Tell DH "they are abusive. I've tried not to talk about it as I can't face thinking about it, but they were abusive and I cannot have then here. Had you asked me before inviting them I would have explained, but you didn't. Now you need to cancel their visit because I cannot have you inviting people who abused me into my life and home"
But how was your DH to know all this? If you’ve never told him?
Holy shit. I’m NC with my abusive mother and my DH fully supports that. He does know almost everything that’s happened though and NO WAY would he pull a stunt like that.
It’s nice that your DH has a lovely normal relationship with his parents but surely he respects you enough to accept that you don’t have that with yours, and are happier without them? How much have you told him?
I really think you need to tell him the full extent of their toxicity and that you cannot and will not have them in your home.
My utter sympathy, I know exactly what you mean about him not getting it. I've spent time with so many people and they can't get it, there's no easy way to explain or demonstrate.
But - your husband has looked death in the face - he's decided that contact with friends and family is important to his recovery. Ultimately perhaps he thinks that it's all that matters. He's presumably a bit stressed given the circumstances and is reaching out. Trying his best. Failing.
You, on the other hand, have clung on to normality desperately whilst he's been recovering. Now you are finding the ground solid beneath your feet he's adding something else into the mix to really test your resolve.
You absolutely could, and probably should, tell your narcissistic parents they can't come as you are still healing as a family. But they wont, or can't, understand it - after it is all agreed and paid for. So it will cause massive rifts.
Ultimately I think you know the eventual outcome, which is what will be making you feel so so cross - that you are powerless. You're not. Talk to your husband. Explain your distress. Ask if there was a way to stop them coming, what would it be? How would it look?
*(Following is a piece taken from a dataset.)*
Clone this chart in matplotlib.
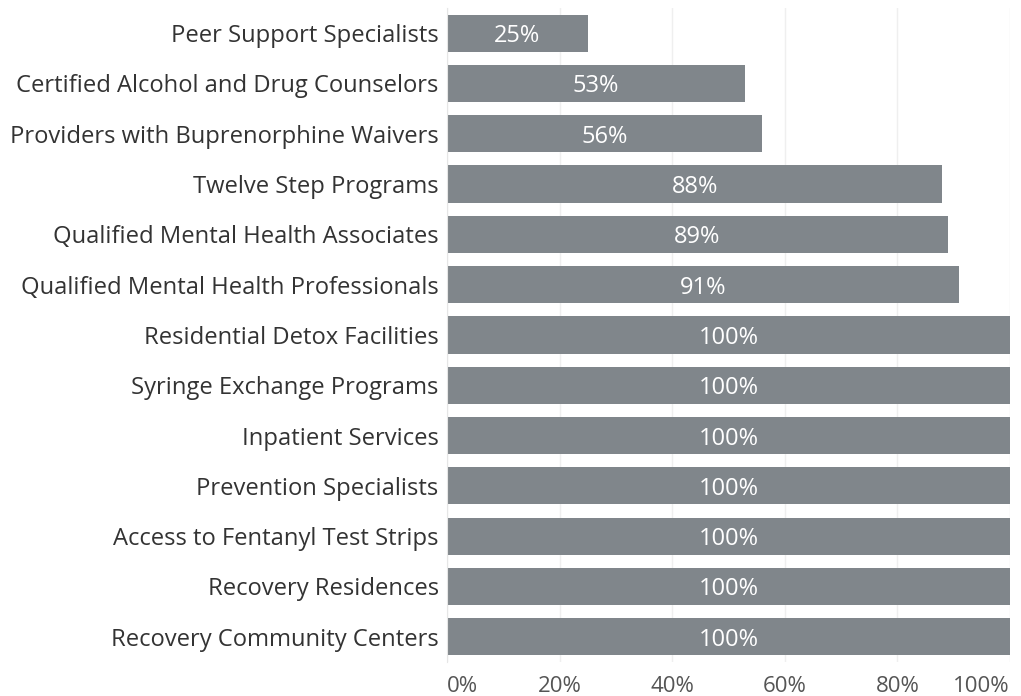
import matplotlib.pyplot as plt
from matplotlib.ticker import PercentFormatter

categories = [
    'Peer Support Specialists',
    'Certified Alcohol and Drug Counselors',
    'Providers with Buprenorphine Waivers',
    'Twelve Step Programs',
    'Qualified Mental Health Associates',
    'Qualified Mental Health Professionals',
    'Residential Detox Facilities',
    'Syringe Exchange Programs',
    'Inpatient Services',
    'Prevention Specialists',
    'Access to Fentanyl Test Strips',
    'Recovery Residences',
    'Recovery Community Centers',
]
percents = [25, 53, 56, 88, 89, 91, 100, 100, 100, 100, 100, 100, 100]
x_ticks = [0, 20, 40, 60, 80, 100]

plt.rcParams['font.family'] = ['Open Sans', 'DejaVu Sans']

fig = plt.figure(figsize=(10.21, 6.96), dpi=100)
ax = fig.add_axes([0.4378, 0.049, 0.5514, 0.9395])

bar_color = '#80868b'
y = range(len(categories))
ax.barh(y, percents, height=0.74, color=bar_color, zorder=2)

# value labels centred in each bar
for i, v in enumerate(percents):
    ax.text(v / 2, i, f'{v}%', ha='center', va='center_baseline',
            color='white', fontsize=17, zorder=3)

ax.set_ylim(len(categories) - 0.5, -0.5)
ax.set_xlim(0, 100)
ax.set_yticks(list(y))
ax.set_yticklabels(categories, fontsize=17.1, color='#333333')
ax.set_xticks(x_ticks)
ax.xaxis.set_major_formatter(PercentFormatter(decimals=0))
ax.tick_params(axis='x', labelsize=16, colors='#555555', length=0, pad=10.5)
ax.tick_params(axis='y', length=0, pad=6)

# keep the end labels inside the axis width
xlabels = ax.get_xticklabels()
xlabels[0].set_horizontalalignment('left')
xlabels[-1].set_horizontalalignment('right')

ax.grid(axis='x', color='#efefef', linewidth=1, zorder=0)
for side in ['top', 'right', 'bottom']:
    ax.spines[side].set_visible(False)
ax.spines['left'].set_color('#e6e6e6')

fig.savefig('out.png', dpi=100)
I suspect once you figure out how it could work and logically think the steps through you to cancel the visit. And knowing that he would support you in your decision will be enough to cope with it. But knowing there is an "out" and that he will support you in it, might be all that you need to make the visit slightly more tolerable.
Oh no, you poor love.
I'm sure if he knew the full extent he wouldn't have done it.
He was probably thinking he could fix it and I'm not saying this is the case but maybe he was thinking negatively about not being here and them supporting you. Apologies if that's a bit raw, it's how a good friend behaved
Bully for him that he’s had life-changing epiphanies. If he wants a stronger relationship with his in-laws, he can buy himself a ticket to go and stay with them.
Tell him that since the planning didn’t take you into account, it can continue that way. Tell him you’ve booked a week ‘back home’ and that you hope it all goes well. And frankly that’d be the last sentence he heard out of me for a long time.